Assets made available for mixed business and private use

Since the removal of s320 (aka Home Computing Initiative) many suppliers and employers have utilised EIM21630: Assets placed at the disposal of a director or employee to provide computer benefits to employees. By establishing a tax treatment and PAYE reporting methodology with HMRC, employers can then choose to apply a salary sacrifice. Depending on HMRC's view of arrangements the employee can be taxed on the value of the asset rather than service. (AKA 20% rule).

A Salary Sacrifice will automatically deliver NI savings (as it is a reduction in cash pay), but an application of a tax treatment can also be preferential. The tax treatment of a loaned asset would be at a lower effective rate than the equivalent tax rate due on cash pay...To be clear, this is not really a tax saving, rather a recognition that loan of a company asset has less taxable value than cash. (HMRC recognising that the asset has less worth than the cash and no ownership).

Mobile Phones and Smart Phones get a clearer treatment as they are defined under s319. A company can loan a phone at a defined tax rate as opposed to a 20% proportion of the asset.
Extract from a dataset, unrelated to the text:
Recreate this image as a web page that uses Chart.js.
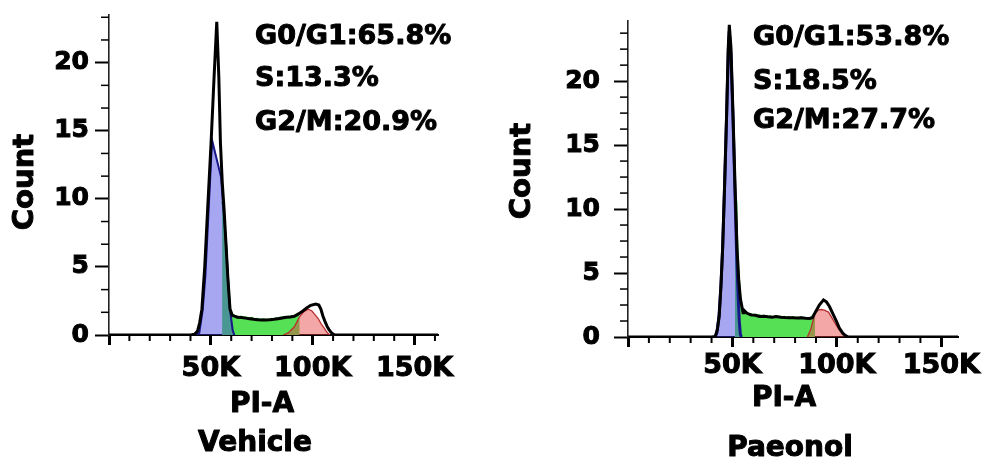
<!DOCTYPE html>
<html>
<head>
<meta charset="utf-8">
<script src="https://cdn.jsdelivr.net/npm/chart.js@4.4.1/dist/chart.umd.min.js"></script>
<style>
  html, body { margin: 0; padding: 0; background: #fff; }
  .panel { position: absolute; top: 0; width: 493px; height: 465px; }
  #p1 { left: 0; }
  #p2 { left: 493px; }
</style>
</head>
<body>
<div class="panel" id="p1"><canvas id="vehicle"></canvas></div>
<div class="panel" id="p2"><canvas id="paeonol"></canvas></div>
<script>
// PI-A in thousands, Count on y

// --- Vehicle ---
var vehTotalX = [0, 40, 42, 43.5, 44.5, 45.6, 47, 48.4, 50.1, 51.6, 52.9, 53.9, 54.7, 55.6, 56.5, 57.5, 58.3, 59.4, 60.5, 61.6,
  63, 65, 67, 69, 71, 73, 75, 77, 79, 81, 83, 85, 87, 89, 91, 93, 95, 97, 99, 101.5, 103, 104, 105, 106, 107, 108, 109, 110, 111, 161.5];
var vehTotalY = [0, 0, 0.05, 0.3, 0.9, 1.9, 5.0, 9.2, 14.1, 19.0, 23.0, 19.0, 14.1, 11.2, 9.2, 6.5, 4.3, 1.9, 1.45, 1.38,
  1.3, 1.28, 1.24, 1.2, 1.15, 1.12, 1.1, 1.1, 1.12, 1.15, 1.2, 1.25, 1.3, 1.33, 1.38, 1.55, 1.75, 1.98, 2.18, 2.28, 2.2, 1.9, 1.4, 1.0, 0.65, 0.4, 0.2, 0.07, 0, 0];
var vehG1X = [42, 44.3, 46, 47.3, 48.9, 50.6, 55.0, 56.3, 57.5, 58.5, 59.4, 60.7, 61.5];
var vehG1Y = [0, 0.15, 1.84, 4.3, 9.2, 14.3, 11.6, 9.0, 6.7, 4.0, 1.84, 0.37, 0];
var vehSX = [55.5, 56.5, 57.5, 58.3, 59.4, 60.5, 61.6, 63, 64, 65, 66, 67, 68, 69, 70, 71, 72, 73, 74, 75, 76, 77, 78, 79,
  80, 81, 82, 83, 84, 85, 86, 87, 88, 89, 90, 91, 92, 93.6];
var vehSY = [9.8, 9.0, 6.4, 4.3, 1.95, 1.5, 1.42, 1.36, 1.3, 1.36, 1.27, 1.3, 1.26, 1.22, 1.27, 1.2, 1.16, 1.2, 1.14, 1.12, 1.18, 1.1, 1.16, 1.14,
  1.2, 1.15, 1.24, 1.2, 1.29, 1.25, 1.34, 1.3, 1.37, 1.33, 1.4, 1.42, 1.48, 1.58];
var vehG2X = [85.5, 88, 91, 93.6, 95.5, 97.7, 99.5, 101, 102.6, 104, 105.9, 107, 108.4];
var vehG2Y = [0, 0.15, 0.6, 1.35, 1.7, 1.9, 1.78, 1.52, 1.23, 0.85, 0.45, 0.2, 0];
var vehNotes = ['G0/G1:65.8%', 'S:13.3%', 'G2/M:20.9%'];

// --- Paeonol ---
var paeTotalX = [0, 40, 41.8, 42.8, 43.7, 44.5, 45.3, 46.3, 47.2, 48.0, 48.5, 49.3, 50.3, 51.2, 52.2, 53.0, 53.8, 55.1, 55.4,
  57, 59, 61, 63, 65, 67, 69, 71, 73, 75, 77, 79, 81, 83, 85, 87, 88.3, 89.9, 91.6, 93.6, 95, 96.4, 98, 99.6, 101.2, 102.8, 104, 105.5, 158];
var paeTotalY = [0, 0, 0.05, 0.6, 1.7, 4.0, 6.9, 12.1, 17.3, 22.6, 24.4, 22.6, 17.3, 12.1, 6.9, 4.5, 3.0, 1.9, 2.1,
  1.85, 1.72, 1.7, 1.6, 1.62, 1.58, 1.55, 1.6, 1.55, 1.52, 1.5, 1.5, 1.48, 1.5, 1.46, 1.45, 1.5, 2.0, 2.5, 2.9, 2.75, 2.4, 1.85, 1.3, 0.7, 0.3, 0.12, 0, 0];
var paeG1X = [41.5, 42.5, 43.5, 44.5, 45.3, 46.3, 47.2, 48.0, 48.5, 49.3, 50.3, 51.1, 52.0, 52.8, 53.3, 53.8, 54.3];
var paeG1Y = [0, 0.3, 1.5, 4.0, 6.9, 12.1, 17.3, 22.3, 23.9, 22.0, 17.0, 12.0, 6.5, 3.0, 1.2, 0.2, 0];
var paeSX = [51.2, 51.9, 52.2, 53.0, 54.0, 55.0, 55.4, 56, 57, 58, 59, 60, 61, 62, 63, 64, 65, 66, 67, 68, 69, 70, 71, 72, 73, 74,
  75, 76, 77, 78, 79, 80, 81, 82, 83, 84, 85, 86, 87, 88, 89.5];
var paeSY = [11.0, 10.6, 8.1, 4.8, 2.8, 2.1, 2.15, 1.95, 1.88, 1.8, 1.76, 1.72, 1.75, 1.66, 1.7, 1.6, 1.68, 1.62, 1.58, 1.65, 1.56, 1.6,
  1.64, 1.55, 1.6, 1.53, 1.58, 1.5, 1.56, 1.52, 1.55, 1.48, 1.52, 1.5, 1.55, 1.46, 1.5, 1.45, 1.5, 1.55, 1.85];
var paeG2X = [85.9, 87.5, 89.5, 91, 92.5, 94, 96, 98, 99.6, 101.2, 102.8, 104.6];
var paeG2Y = [0, 0.6, 1.85, 2.1, 2.15, 2.1, 1.95, 1.4, 0.94, 0.55, 0.3, 0];
var paeNotes = ['G0/G1:53.8%', 'S:18.5%', 'G2/M:27.7%'];

// ticks
var xMajor = [0, 50, 100, 150];
var xMinor = [10, 20, 30, 40, 60, 70, 80, 90, 110, 120, 130, 140, 160];
var yMajor = [0, 5, 10, 15, 20];
var vehYMinor = [5/3, 10/3, 20/3, 25/3, 35/3, 40/3, 50/3, 55/3, 65/3, 70/3];
var paeYMinor = [1.25, 2.5, 3.75, 6.25, 7.5, 8.75, 11.25, 12.5, 13.75, 16.25, 17.5, 18.75, 21.25, 22.5, 23.75];

Chart.defaults.font.family = '"DejaVu Sans", sans-serif';
Chart.defaults.color = '#000';

function pts(xs, ys) {
  return xs.map(function (x, i) { return {x: x, y: ys[i]}; });
}

function heavyText(ctx, t, x, y) {
  ctx.fillText(t, x, y);
  ctx.strokeText(t, x, y);
}

// minor ticks + free text
function deco(cfg) {
  return {
    id: 'deco',
    afterDraw: function (chart) {
      var ctx = chart.ctx, xs = chart.scales.x, ys = chart.scales.y, a = chart.chartArea;
      ctx.save();
      ctx.strokeStyle = '#000';
      ctx.lineWidth = 1.5;
      cfg.yMinor.forEach(function (v) {
        var py = ys.getPixelForValue(v);
        ctx.beginPath(); ctx.moveTo(a.left - 8, py); ctx.lineTo(a.left, py); ctx.stroke();
      });
      ctx.lineWidth = 2;
      xMinor.forEach(function (v) {
        if (v > xs.max) return;
        var px = xs.getPixelForValue(v);
        ctx.beginPath(); ctx.moveTo(px, a.bottom); ctx.lineTo(px, a.bottom + 6); ctx.stroke();
      });
      ctx.fillStyle = '#000';
      ctx.lineWidth = 1;
      ctx.lineJoin = 'round';
      ctx.textBaseline = 'middle';
      ctx.textAlign = 'left';
      ctx.font = 'bold 27px "DejaVu Sans"';
      cfg.notes.forEach(function (t, i) { heavyText(ctx, t, a.left + cfg.noteX, cfg.noteY[i]); });
      ctx.textAlign = 'center';
      ctx.font = 'bold 28px "DejaVu Sans"';
      heavyText(ctx, 'PI-A', a.left + cfg.piX, cfg.piY);
      heavyText(ctx, cfg.group, a.left + cfg.groupX, cfg.groupY);
      // y title
      ctx.save();
      ctx.translate(cfg.countX, cfg.countY);
      ctx.rotate(-Math.PI / 2);
      ctx.font = 'bold 29px "DejaVu Sans"';
      heavyText(ctx, 'Count', 0, 0);
      ctx.restore();
      ctx.restore();
    }
  };
}

function build(id, d, lay) {
  new Chart(document.getElementById(id), {
    type: 'line',
    data: {
      datasets: [
        {label: 'Total', data: pts(d.tx, d.ty), borderColor: '#000', borderWidth: 3, fill: false},
        {label: 'G0/G1', data: pts(d.g1x, d.g1y), borderColor: '#17178a', borderWidth: lay.blueW,
          backgroundColor: 'rgba(60,60,225,0.45)', fill: 'origin'},
        {label: 'G2/M', data: pts(d.g2x, d.g2y), borderColor: '#b83030', borderWidth: 1.3,
          backgroundColor: 'rgba(228,60,60,0.45)', fill: 'origin'},
        {label: 'S', data: pts(d.sx, d.sy), borderColor: '#1fb81f', borderWidth: 1.8,
          backgroundColor: '#55e055', fill: 'origin'}
      ]
    },
    options: {
      responsive: true,
      maintainAspectRatio: false,
      animation: false,
      layout: {padding: lay.pad},
      elements: {point: {radius: 0}, line: {tension: 0}},
      plugins: {legend: {display: false}, tooltip: {enabled: false}},
      scales: {
        x: {
          type: 'linear', min: 0, max: d.xMax,
          afterBuildTicks: function (s) { s.ticks = xMajor.map(function (v) { return {value: v}; }); },
          afterFit: function (s) { s.height = lay.xH; s.paddingLeft = 0; s.paddingRight = 0; },
          grid: {drawOnChartArea: false, tickLength: 10, tickWidth: 3, tickColor: '#000'},
          border: {color: '#000', width: 2},
          ticks: {
            padding: lay.xPad, maxRotation: 0, autoSkip: false,
            font: {size: 27, weight: 'bold'},
            textStrokeColor: '#000', textStrokeWidth: 1,
            callback: function (v) { return v === 0 ? '' : v + 'K'; }
          }
        },
        y: {
          min: 0, max: d.yMax,
          afterBuildTicks: function (s) { s.ticks = yMajor.map(function (v) { return {value: v}; }); },
          afterFit: function (s) { s.width = lay.yW; s.paddingTop = 0; s.paddingBottom = 0; },
          grid: {drawOnChartArea: false, tickLength: 14, tickWidth: 2, tickColor: '#000'},
          border: {color: '#222', width: 1.6},
          ticks: {padding: lay.yPad, font: {size: 25, weight: 'bold'}, textStrokeColor: '#000', textStrokeWidth: 1}
        }
      }
    },
    plugins: [deco(lay)]
  });
}

build('vehicle',
  {tx: vehTotalX, ty: vehTotalY, g1x: vehG1X, g1y: vehG1Y, sx: vehSX, sy: vehSY, g2x: vehG2X, g2y: vehG2Y, xMax: 161.5, yMax: 23.5},
  {pad: {left: 0, top: 15, right: 55, bottom: 0}, yW: 109, xH: 130, xPad: 8, yPad: 6, blueW: 2,
   yMinor: vehYMinor, notes: vehNotes, noteX: 146, noteY: [37, 79, 122.5],
   piX: 153, piY: 405, group: 'Vehicle', groupX: 146, groupY: 444, countX: 25, countY: 182});

build('paeonol',
  {tx: paeTotalX, ty: paeTotalY, g1x: paeG1X, g1y: paeG1Y, sx: paeSX, sy: paeSY, g2x: paeG2X, g2y: paeG2Y, xMax: 158, yMax: 24.7},
  {pad: {left: 0, top: 21, right: 28, bottom: 0}, yW: 135, xH: 128, xPad: 3, yPad: 14, blueW: 3,
   yMinor: paeYMinor, notes: paeNotes, noteX: 125, noteY: [37.5, 82, 121],
   piX: 156, piY: 398.5, group: 'Paeonol', groupX: 162, groupY: 449, countX: 29, countY: 171});
</script>
</body>
</html>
Although, there is nothing stopping a company from treating a handset as an asset under EIM21630 and ignoring mobile phone service charges. 

The interesting thing is that BYOD has a very clear business intent and purpose. Indeed a companies intent for offering a BYOD is entirely for work purposes and as such private use is incidental. As such, an argument can be made that the devices provided under BYOD for work purposes are tax exempt, although this would require treatment as company assets...So Bring "YOUR OWN" device, is a bad term to consider.

HM Treasury, HMRC and Cabinet Office do seem to be at the wrong side of the curve on BYOD. Whilst Liam Maxwell has recognised the cost saving advantages, they seem not to have grasped the most significant opportunity for HMRC.

A clear tax policy on BYOD could move large amounts of tax exempt devices bought by companies into a shared ownership model. Were this to occur, then HMRC could collect tax where it previously did not. 

In 2006, the Home Computing Initiative was valued by the HCI Alliance at £450 Million. Add to this a large number of SME firms, Corporate Entities and Public Sector Organisations that would embrace a BYOD (to save on Blackberry costs alone) and you create a big collection for Treasury.

20% VAT on £450 Million would be no small drop in the pan. To be clear very few SMEs ran HCI...

Another consideration is Lease Finance. A companies credit rating will improve where it meets lease payments...As BYOD collects from existing wages bills, it greases the credit rating wheels for small business.

Perhaps when we are beyond the Olympics we may see a sensible review of the numbers and policy?